In January, financiers paid advances on more than 36,000 new cars, down 38 percent on the same period in 2020. And the value of those advances fell by 31 percent over the 12-month period, hitting £850 million. Yet despite that, the FLA says 93.2 percent of all new car sales involved a finance deal.
The used car finance market also suffered in lockdown, but it was significantly larger than the new car finance sector. Financiers shelled out for more than 87,500 used cars in January, with advances totalling more than £1.1 billion. Those figures were down 34 and 31 percent respectively when compared with January last year.
In total, the car finance market was worth £1.99 billion in January 2021 – a 31 percent drop compared with the same month last year.
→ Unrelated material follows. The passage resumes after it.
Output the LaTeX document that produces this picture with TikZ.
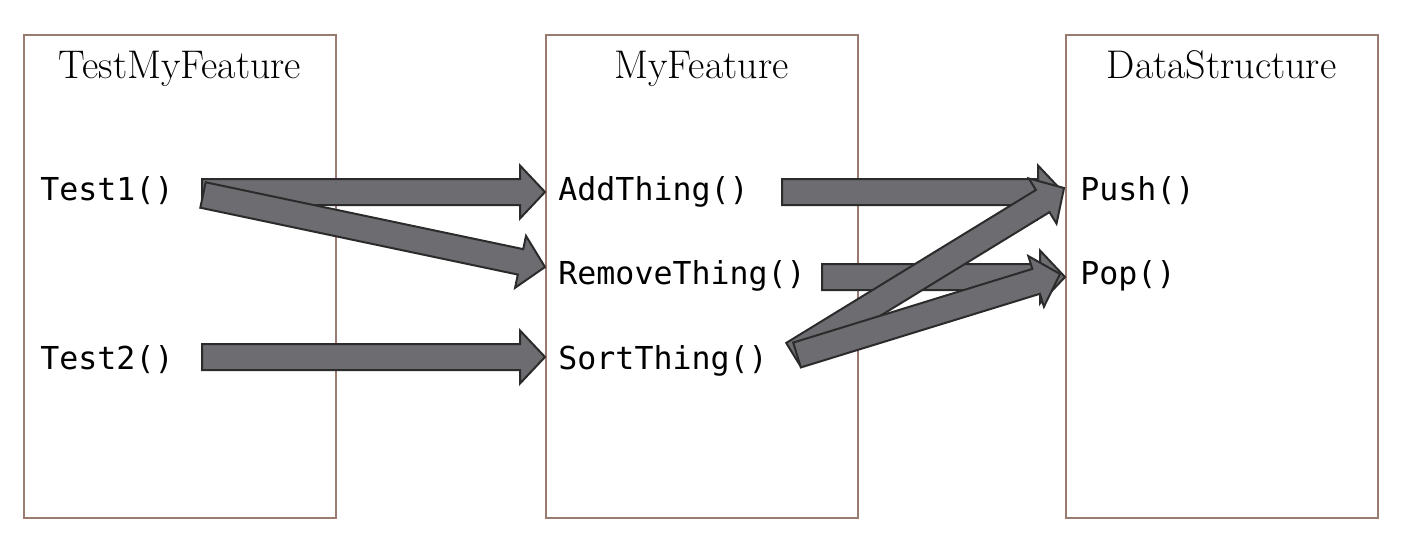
\documentclass[tikz,border=0pt]{standalone}
\usepackage{fontspec}
\newfontfamily\codefont{DejaVu Sans Mono}
\usetikzlibrary{calc}
\definecolor{boxline}{HTML}{9A7B70}
\definecolor{arrowfill}{HTML}{6D6C71}
\definecolor{arrowline}{HTML}{2B2B2B}
\tikzset{
  box/.style={draw=boxline, line width=1pt, minimum width=156pt, minimum height=241.5pt, inner sep=0pt},
  title/.style={font=\fontsize{20}{22}\selectfont, anchor=base, inner sep=0pt},
  code/.style={font=\codefont\fontsize{15.8}{18}\selectfont, anchor=base west, inner sep=0pt},
  blockarrow/.style={fill=arrowfill, draw=arrowline, line width=1pt, line join=miter}
}
\newcommand{\blockarrow}[2]{%
  \coordinate (hb) at ($(#2)!12.5pt!(#1)$);
  \draw[blockarrow] ($(#1)!6.5pt!90:(#2)$) -- ($(hb)!6.5pt!90:(#2)$) -- ($(hb)!13.25pt!90:(#2)$) -- (#2)
    -- ($(hb)!13.25pt!-90:(#2)$) -- ($(hb)!6.5pt!-90:(#2)$) -- ($(#1)!6.5pt!-90:(#2)$) -- cycle;
}
\begin{document}
\begin{tikzpicture}[x=0.5pt, y=-0.5pt]
\useasboundingbox (0,0) rectangle (1406,542);
% boxes
\node[box] (lbox) at (180,276.5) {};
\node[box] (mbox) at (701.5,276.5) {};
\node[box] (rbox) at (1221.5,276.5) {};
% titles
\node[title] (ltitle) at (180,78) {TestMyFeature};
\node[title] (mtitle) at (701.5,78) {MyFeature};
\node[title] (rtitle) at (1221.5,78) {DataStructure};
% labels
\node[code] (test1) at (40,200) {Test1()};
\node[code] (test2) at (40,369) {Test2()};
\node[code] (add) at (558,200) {AddThing()};
\node[code] (remove) at (558,284) {RemoveThing()};
\node[code] (sort) at (558,369) {SortThing()};
\node[code] (push) at (1080,200) {Push()};
\node[code] (pop) at (1080,284) {Pop()};
% arrow ends
\coordinate (t1a) at (202,192);
\coordinate (t1b) at (203,195);
\coordinate (t2a) at (202,357);
\coordinate (addin) at (545,192);
\coordinate (remin) at (545,267);
\coordinate (sortin) at (545,357);
\coordinate (addout) at (782,192);
\coordinate (remout) at (822,277);
\coordinate (sorta) at (793,354);
\coordinate (sortb) at (797,355);
\coordinate (pushin1) at (1063,192);
\coordinate (pushin2) at (1064,188);
\coordinate (popin1) at (1065,277);
\coordinate (popin2) at (1060,274);
% arrows
\blockarrow{t1a}{addin}
\blockarrow{t1b}{remin}
\blockarrow{t2a}{sortin}
\blockarrow{addout}{pushin1}
\blockarrow{remout}{popin1}
\blockarrow{sorta}{pushin2}
\blockarrow{sortb}{popin2}
\end{tikzpicture}
\end{document}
And almost 123,700 cars were financed, 35 percent fewer than in the first month of 2020.
Geraldine Kilkelly, the director of research and chief economist at the FLA, said the latest lockdown had made less impact on the market than the first lockdown last spring, and suggested the rest of the year would be more positive.
“The impact of the latest UK-wide lockdown restrictions has not been as severe as the first lockdown introduced last March, with many dealerships able to offer click-and-collect or delivery services,” she said. “The value of new business in the consumer car finance market is expected to fall by 16 percent in the first quarter of 2021 as a whole.
“Our latest research suggests that once showrooms reopen there will be a strong recovery in the consumer car finance market, with the value of new business expected to grow by 17 percent in 2021, and a further 12 percent growth forecast for 2022.”